For the past three years, the United States and its European allies have accused Iran of secretly attempting to build a nuclear weapon. Iran insists that it is only trying to generate civilian nuclear power.

In recent months, Washington has worked hard to build a fragile coalition with Russia and China to bring Iran's program under the spotlight.

Washington has also broadened its accusations against Iran, saying it is attempting to further destabilize Iraq and is frustrating the democratic ambitions of its own people.


"The problem of the Iranian regime has become entrenched over the course of an entire generation," Burns told the House International Relations Committee in a hearing Wednesday. "It may require a generational struggle to address it, but we have no choice but to do so." READ MORE

Since the United States cut off diplomatic relations with Iran in the wake of the 1979 Iranian revolution that saw U.S. diplomats taken hostage for 444 days, the State Department has devoted few funds toward Iran, Burns said.

The State Department trained few Persian language specialists and stationed almost no diplomats in the region to handle Iranian affairs.

In Washington, the State Department's three Iran desk officers shared an office with countries of the Arabian Peninsula. A few weeks ago, they moved into their own office, with a new, Iran- specific office director.

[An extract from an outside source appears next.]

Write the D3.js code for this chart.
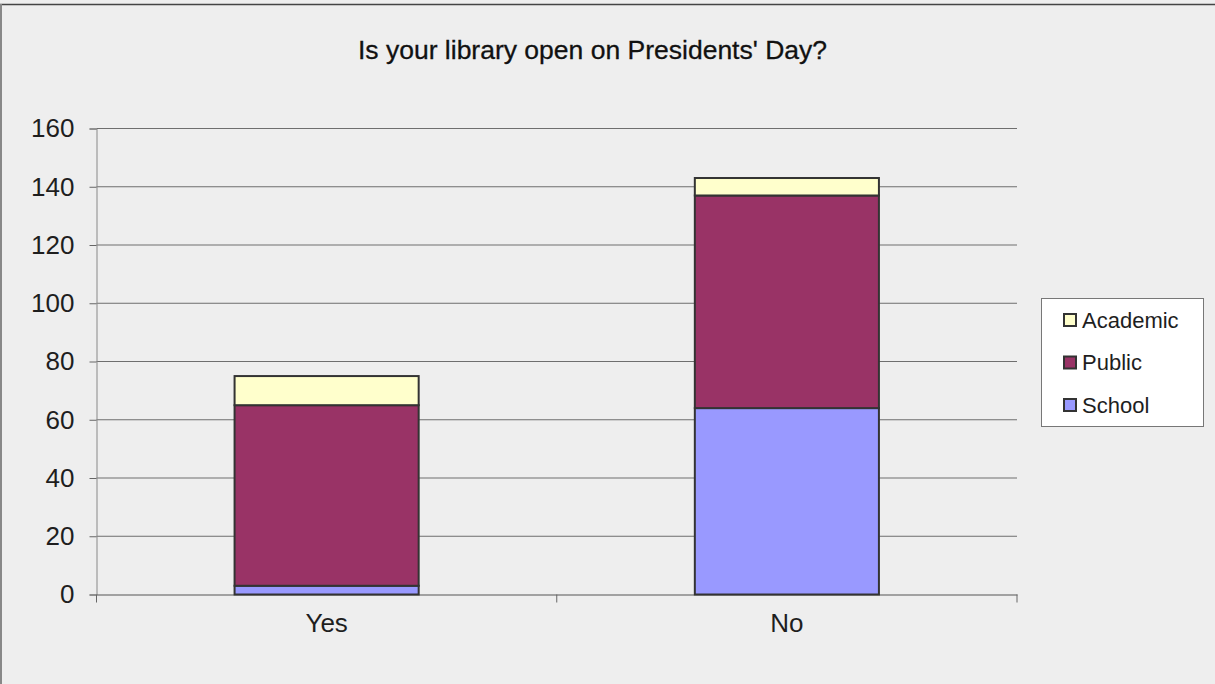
<!DOCTYPE html>
<html><head><meta charset="utf-8">
<script src="https://cdn.jsdelivr.net/npm/d3@7"></script>
<style>html,body{margin:0;padding:0;background:#eeeeee;}svg{display:block;}</style>
</head><body>
<svg id="c" width="1215" height="684"></svg>
<script>
const categories = ["Yes", "No"];
const seriesNames = ["School", "Public", "Academic"];
const school = [3, 64];
const publicLib = [62, 73];
const academic = [10, 6];
const yTicks = [0, 20, 40, 60, 80, 100, 120, 140, 160];
const title = "Is your library open on Presidents' Day?";
const colors = {School: "#9999ff", Public: "#993366", Academic: "#ffffcc"};

const rows = categories.map((c, i) => ({cat: c, School: school[i], Public: publicLib[i], Academic: academic[i]}));
const stack = d3.stack().keys(seriesNames)(rows);

const svg = d3.select("#c");
const font = "'Liberation Sans', Arial, sans-serif";
svg.append("rect").attr("x", 0).attr("y", 0).attr("width", 1215).attr("height", 684).attr("fill", "#eeeeee");
// frame: top and left edges only visible
svg.append("line").attr("x1", 0).attr("x2", 1215).attr("y1", 4.5).attr("y2", 4.5)
  .attr("stroke", "#444").attr("stroke-width", 1.5);
svg.append("line").attr("x1", 1).attr("x2", 1).attr("y1", 4).attr("y2", 684)
  .attr("stroke", "#888").attr("stroke-width", 2);

const L = 96.5, R = 1017, T = 128.5, B = 594.5;
const x = d3.scaleBand().domain(categories).range([L, R]).paddingInner(0.6).paddingOuter(0.3);
const y = d3.scaleLinear().domain([0, 160]).range([B, T]);

// gridlines
svg.append("g").selectAll("line").data(yTicks.filter(d => d > 0)).join("line")
  .attr("x1", L).attr("x2", R).attr("y1", d => y(d)).attr("y2", d => y(d))
  .attr("stroke", "#6e6e6e").attr("stroke-width", 1);

// y axis
const yAxis = svg.append("g").attr("transform", `translate(${L},0)`)
  .call(d3.axisLeft(y).tickValues(yTicks).tickSize(7).tickPadding(15));
yAxis.select(".domain").attr("stroke", "#888");
yAxis.selectAll(".tick line").attr("stroke", "#666");
yAxis.selectAll("text").attr("font-family", font).attr("font-size", 26).attr("fill", "#1e1e1e");

// x axis
const xAxis = svg.append("g").attr("transform", `translate(0,${B})`)
  .call(d3.axisBottom(x).tickSize(0).tickPadding(19));
xAxis.select(".domain").attr("stroke", "#555");
xAxis.selectAll("text").attr("font-family", font).attr("font-size", 26).attr("fill", "#1e1e1e");
const step = x.step();
const sepTicks = [L, L + step, R];
svg.append("g").selectAll("line").data(sepTicks).join("line")
  .attr("x1", d => d).attr("x2", d => d).attr("y1", B).attr("y2", B + 8)
  .attr("stroke", "#666");

// bars
svg.append("g").selectAll("g").data(stack).join("g")
  .attr("fill", d => colors[d.key])
  .selectAll("rect").data(d => d).join("rect")
  .attr("x", d => x(d.data.cat)).attr("width", x.bandwidth())
  .attr("y", d => y(d[1])).attr("height", d => y(d[0]) - y(d[1]))
  .attr("stroke", "#333").attr("stroke-width", 2);

// title
svg.append("text").attr("x", 592.5).attr("y", 59).attr("text-anchor", "middle")
  .attr("font-family", font).attr("font-size", 26.5).attr("fill", "#111")
  .attr("stroke", "#111").attr("stroke-width", 0.3).text(title);

// legend
const lg = svg.append("g");
lg.append("rect").attr("x", 1041.5).attr("y", 298.5).attr("width", 162).attr("height", 128)
  .attr("fill", "#ffffff").attr("stroke", "#777").attr("stroke-width", 1);
const legendOrder = ["Academic", "Public", "School"];
const ly = d3.scalePoint().domain(legendOrder).range([320, 405]);
legendOrder.forEach(k => {
  lg.append("rect").attr("x", 1064).attr("y", ly(k) - 6).attr("width", 12).attr("height", 12)
    .attr("fill", colors[k]).attr("stroke", "#333").attr("stroke-width", 2);
  lg.append("text").attr("x", 1082).attr("y", ly(k)).attr("dy", "0.36em")
    .attr("font-family", font).attr("font-size", 22).attr("fill", "#1e1e1e").text(k);
});
</script>
</body></html>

In the coming months, the State Department intends to increase the number of diplomats in Dubai that monitor Iran from one to at least four, creating a diplomatic presence that Burns said would be similar to the U.S. listening post in Riga, Latvia. That post monitored the emerging Soviet Union in the 1920s.

The State Department will also open Iran-specific posts in Baku, the capital of Azerbaijan, and in Istanbul, Frankfurt, and London - all cities that have sizable Iranian expatriate populations, according to a State Department cable advertising the posts obtained by Think Progress, a blog associated with the Center for American Progress, a Washington research group.

"This initiative will enhance our capacity to respond to the full spectrum of threats that Iran poses," the cable reads, adding that the new diplomats will help find ways to fund "Iranian political and civic organizations" and "locate pro-democracy groups inside and outside Iran."

Charles Kupchan, a senior fellow at the Council on Foreign Relations, said the new moves by Washington suggest "a clear effort to make regime change a more central part of U.S. policy."

But he warned that working with Iranian exiles to undermine the Iranian regime also has risks.

"We learned some tough lessons from Iraq in relying too heavily on the advice and the activities of expats, because they are often out of touch with the realities on the ground," he said.